Stage Cred vs. Screen Fame: The Fan Calculus
London theatre purists initially balked at pop-culture fly-ins, but Grande’s 2008 Broadway pedigree and Bailey’s 2019 Olivier win neutralize most gatekeeping. Their joint Instagram post racked up 4.2 million likes in three hours—numbers the Barbican hasn’t seen since Benedict Cumberbatch’s Hamlet. Secondary-market prices for the first week are already tracking at £450 for stalls, according to People’s box-office sources.

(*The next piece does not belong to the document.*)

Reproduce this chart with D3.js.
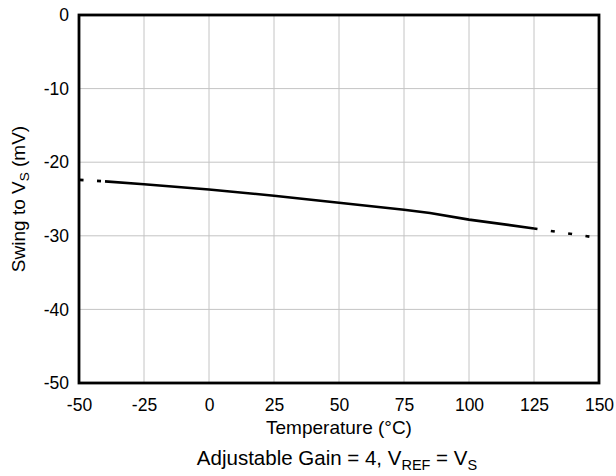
<!DOCTYPE html>
<html>
<head>
<meta charset="utf-8">
<script src="https://cdn.jsdelivr.net/npm/d3@7"></script>
<style>
  body { margin: 0; background: #fff; }
  svg { display: block; font-family: "Liberation Sans", Arial, sans-serif; }
</style>
</head>
<body>
<svg id="chart" width="616" height="476"></svg>
<script>
// ---- data ----
const xTicks = [-50, -25, 0, 25, 50, 75, 100, 125, 150];
const yTicks = [0, -10, -20, -30, -40, -50];
const temps = [-50, -40, -25, 0, 25, 50, 75, 85, 100, 125, 150];
const swing = [-22.4, -22.6, -23.0, -23.7, -24.55, -25.5, -26.45, -26.9, -27.8, -29.0, -30.3];
const solidMin = -40, solidMax = 125;

// ---- layout ----
const W = 616, H = 476;
const L = 79, R = 599, T = 15, B = 383;

const svg = d3.select("#chart");
const x = d3.scaleLinear().domain([-50, 150]).range([L, R]);
const y = d3.scaleLinear().domain([-50, 0]).range([B, T]);

const pts = temps.map((t, i) => ({ t, v: swing[i] }));

// grid
svg.append("g").selectAll("line").data(xTicks.slice(1, -1)).join("line")
  .attr("x1", d => x(d)).attr("x2", d => x(d))
  .attr("y1", T).attr("y2", B)
  .attr("stroke", "#c4c4c4").attr("stroke-width", 1);
svg.append("g").selectAll("line").data(yTicks.slice(1, -1)).join("line")
  .attr("y1", d => y(d)).attr("y2", d => y(d))
  .attr("x1", L).attr("x2", R)
  .attr("stroke", "#c4c4c4").attr("stroke-width", 1);

// axes labels via d3 axes
const fmt = d => String(d);
const xAxis = d3.axisBottom(x).tickValues(xTicks).tickFormat(fmt).tickSize(0).tickPadding(16);
const gx = svg.append("g").attr("transform", `translate(0,${B})`).call(xAxis);
gx.select(".domain").remove();
gx.selectAll("text").attr("font-size", 17.5).attr("fill", "#000")
  .attr("font-family", "Liberation Sans, Arial, sans-serif");

const yAxis = d3.axisLeft(y).tickValues(yTicks).tickFormat(fmt).tickSize(0).tickPadding(10);
const gy = svg.append("g").attr("transform", `translate(${L},0)`).call(yAxis);
gy.select(".domain").remove();
gy.selectAll("text").attr("font-size", 17.5).attr("fill", "#000")
  .attr("font-family", "Liberation Sans, Arial, sans-serif");

// line
const line = d3.line().x(d => x(d.t)).y(d => y(d.v));
const solid = pts.filter(d => d.t >= solidMin && d.t <= solidMax);
const leftDash = pts.filter(d => d.t <= solidMin).slice().reverse();
const rightDash = pts.filter(d => d.t >= solidMax);

svg.append("path").datum(solid).attr("d", line)
  .attr("fill", "none").attr("stroke", "#000").attr("stroke-width", 2.6);
svg.append("path").datum(leftDash).attr("d", line)
  .attr("fill", "none").attr("stroke", "#000").attr("stroke-width", 2.6)
  .attr("stroke-dasharray", "4,13.5").attr("stroke-dashoffset", 13.5);
svg.append("path").datum(rightDash).attr("d", line)
  .attr("fill", "none").attr("stroke", "#000").attr("stroke-width", 2.6)
  .attr("stroke-dasharray", "4,13.5").attr("stroke-dashoffset", 0.5);

// frame
svg.append("rect").attr("x", L).attr("y", T).attr("width", R - L).attr("height", B - T)
  .attr("fill", "none").attr("stroke", "#000").attr("stroke-width", 2.8);

// x title
svg.append("text").attr("x", (L + R) / 2).attr("y", 434)
  .attr("text-anchor", "middle").attr("font-size", 19).attr("fill", "#000")
  .text("Temperature (°C)");

// y title
const yt = svg.append("text")
  .attr("transform", `translate(25,${(T + B) / 2}) rotate(-90)`)
  .attr("text-anchor", "middle").attr("font-size", 19).attr("fill", "#000");
yt.append("tspan").text("Swing to V");
yt.append("tspan").attr("font-size", 13.5).attr("dy", 4).text("S");
yt.append("tspan").attr("dy", -4).text(" (mV)");

// caption
const cap = svg.append("text").attr("x", 337).attr("y", 465)
  .attr("text-anchor", "middle").attr("font-size", 20.5).attr("fill", "#000");
cap.append("tspan").text("Adjustable Gain = 4, V");
cap.append("tspan").attr("font-size", 14.5).attr("dy", 5).text("REF");
cap.append("tspan").attr("dy", -5).text(" = V");
cap.append("tspan").attr("font-size", 14.5).attr("dy", 5).text("S");
</script>
</body>
</html>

What This Means for the Wicked Franchise
Universal is shooting Wicked: For Good pickups through March; Grande and Bailey fly to London the following month for early workshops. Insiders say their Sunday contracts include a “Wicked priority clause” allowing last-minute reshoots—proof the two projects are being orchestrated as a single narrative of pop-to-stage prestige for both stars.
The Awards Trajectory
If the Barbican run lands before Broadway’s 2028 cutoff, expect a swift transfer and instant Tony buzz. Bailey would compete in a stacked Best Actor race; Grande, in her Broadway debut, would enter Best Actress conversations alongside seasoned pros. The 1984 original lost Best Musical to La Cage aux Folles—a fate this star wattage is engineered to reverse.
Bottom line: the hottest on-screen duo of 2025 is betting their live-performance credibility on Sondheim’s most cerebral work. If they finish the hat, the theatre world may never move on.